March 2023
Jenny Feal
Jenny Feal arrived in Miami without any art or materials—“just two hands,” she says, “and energy.” For the Havana-born, Lyon-based artist, visiting Florida was to be in a place of familiarity, where the weather, smells, and Spanish language summoned her back to her homeland of Cuba. She thus turned to her surroundings as a source material, taking walks and returning to the residency house with all sorts of objects: plants, shoes, coconuts.

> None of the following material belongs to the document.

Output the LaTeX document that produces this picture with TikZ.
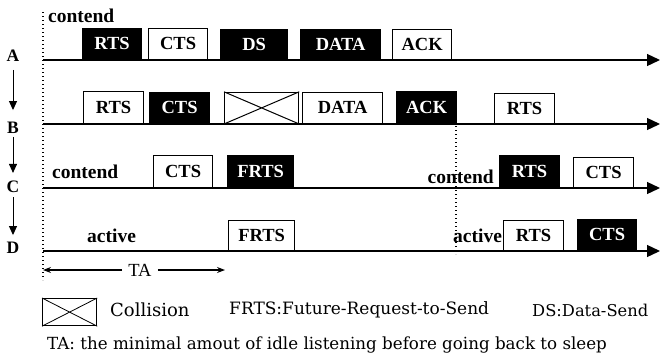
\documentclass[tikz,border=0pt]{standalone}
\usepackage{fontspec}
\setmainfont{Liberation Serif}
\newfontfamily\legendfont{DejaVu Serif}
\usetikzlibrary{arrows.meta}

% packet box: style, name, left x, right x, top y, baseline y, label
\newcommand\pktbox[7]{%
  \node[#1, minimum width={(#4-#3)*1pt}, minimum height={(#6-#5)*1pt}] (#2) at (#3,#6) {#7};}

\begin{document}
\begin{tikzpicture}[x=1pt,y=-1pt,
  pkt/.style={draw=black, line width=1.2pt, anchor=south west, inner sep=0pt,
    font=\fontsize{18.5}{18.5}\selectfont\bfseries},
  pw/.style={pkt, fill=white, text=black},
  pb/.style={pkt, fill=black, text=white},
  pc/.style={pkt, fill=white},
  timeline/.style={line width=1.3pt, -{Triangle[length=13pt,width=12pt]}},
  guide/.style={line width=1.3pt, dash pattern=on 1.3pt off 2.7pt},
  state/.style={inner sep=0pt, font=\fontsize{19.5}{19.5}\selectfont\bfseries},
  station/.style={inner sep=0pt, font=\fontsize{17.5}{17.5}\selectfont\bfseries},
  step arrow/.style={line width=1pt, -{Triangle[length=9pt,width=8pt]}},
  span arrow/.style={line width=1.1pt, -{Stealth[length=8pt,width=6pt]}},
  legend/.style={inner sep=0pt, anchor=west, font=\legendfont\fontsize{17}{17}\selectfont},
]
\useasboundingbox (0,0) rectangle (661,359);

% vertical guides
\coordinate (g1t) at (43,12);  \coordinate (g1b) at (43,280);
\coordinate (g2t) at (456,126); \coordinate (g2b) at (456,254);
\draw[guide] (g1t) -- (g1b);
\draw[guide] (g2t) -- (g2b);

% time lines
\foreach \n/\y in {A/60,B/124,C/188,D/251}{
  \coordinate (\n0) at (43,\y);
  \coordinate (\n1) at (660,\y);
  \draw[timeline] (\n0) -- (\n1);
}

% station labels and the order arrows
\node[station] (sA) at (13,56) {A};
\node[station] (sB) at (13,128) {B};
\node[station] (sC) at (13,187) {C};
\node[station] (sD) at (13,248) {D};
\draw[step arrow, shorten <=8pt, shorten >=12pt] (sA) -- (sB);
\draw[step arrow, shorten <=3pt, shorten >=8pt] (sB) -- (sC);
\draw[step arrow, shorten <=4pt, shorten >=7pt] (sC) -- (sD);

% station A
\node[state, anchor=west] (contA) at (48,16) {contend};
\pktbox{pb}{a1}{82}{141}{29}{60}{RTS}
\pktbox{pw}{a2}{148}{207}{29}{60}{CTS}
\pktbox{pb}{a3}{220}{287}{30}{60}{DS}
\pktbox{pb}{a4}{300}{380}{30}{60}{DATA}
\pktbox{pw}{a5}{392}{451}{30}{60}{ACK}

% station B
\pktbox{pw}{b1}{83}{143}{92}{124}{RTS}
\pktbox{pb}{b2}{149}{209}{93}{124}{CTS}
\pktbox{pc}{b3}{224}{298}{93}{124}{}
\draw[line width=1pt] (b3.north west) -- (b3.south east) (b3.south west) -- (b3.north east);
\pktbox{pw}{b4}{302}{382}{93}{124}{DATA}
\pktbox{pb}{b5}{396}{456}{92}{124}{ACK}
\pktbox{pw}{b6}{494}{554}{94}{124}{RTS}

% station C
\node[state, anchor=west] (contC1) at (52,172) {contend};
\pktbox{pw}{c1}{153}{212}{156}{188}{CTS}
\pktbox{pb}{c2}{227}{293}{156}{188}{FRTS}
\node[state, anchor=east] (contC2) at (494,177) {contend};
\pktbox{pb}{c3}{499}{559}{156}{188}{RTS}
\pktbox{pw}{c4}{573}{633}{158}{188}{CTS}

% station D
\node[state, anchor=west] (actD1) at (87,236) {active};
\pktbox{pw}{d1}{228}{294}{221}{251}{FRTS}
\node[state, anchor=west] (actD2) at (453,236) {active};
\pktbox{pw}{d2}{503}{563}{221}{251}{RTS}
\pktbox{pb}{d3}{577}{636}{220}{251}{CTS}

% TA span
\node[inner sep=0pt, font=\fontsize{18.5}{18.5}\selectfont] (ta) at (140,270) {TA};
\coordinate (taL) at (43,270);
\coordinate (taR) at (225,270);
\draw[span arrow, shorten <=6pt] (ta.west) -- (taL);
\draw[span arrow, shorten <=6pt] (ta.east) -- (taR);

% legend
\node[draw, line width=1.2pt, minimum width=54pt, minimum height=27pt, inner sep=0pt, anchor=north west]
  (lgbox) at (42,298) {};
\draw[line width=0.8pt] (lgbox.north west) -- (lgbox.south east) (lgbox.south west) -- (lgbox.north east);
\node[legend, font=\legendfont\fontsize{18}{18}\selectfont] (lgcol) at (110,310) {Collision};
\node[legend] (lgfrts) at (229,310) {FRTS:Future-Request-to-Send};
\node[legend, font=\legendfont\fontsize{16.3}{16.3}\selectfont] (lgds) at (532,310) {DS:Data-Send};
\node[legend, font=\legendfont\fontsize{16.7}{16.7}\selectfont] (lgta) at (47,345)
  {TA: the minimal amout of idle listening before going back to sleep};
\end{tikzpicture}
\end{document}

Using her favored mark-making elements of clay and water, she drew each item to scale, the resulting images wispy, reddish copies of reality. “It was not really about a topic but about form or color or maybe a way to have a joke between them,” Feal says of her studies. “I started to think about the history of the objects, which we cannot find in Europe—I have no more of this nature in my life now.” Such notions of loss and absence are core to her work, which is rooted in her Cuban identity and often responds to histories of migration and displacement. Feal is used to working on a much larger scale, however: she typically builds installations out of wicker, earthenware, wood, and other natural materials that together evoke a strange isolation, as if one arrived on the heels of another’s departure, and in their relocation of terrestrial matter recast habitual landscapes as sites of possibility.
Focusing on materials sourced from the Floridian environment allowed Feal to think more deeply about objects as vessels and metaphors, and all the meanings they can embody across time and geographic boundaries. Significantly, devoting her month to drawing also marked a valuable return to working on paper. “It was a break for me to take my time and discover new forms,” she says. “It was therapy.”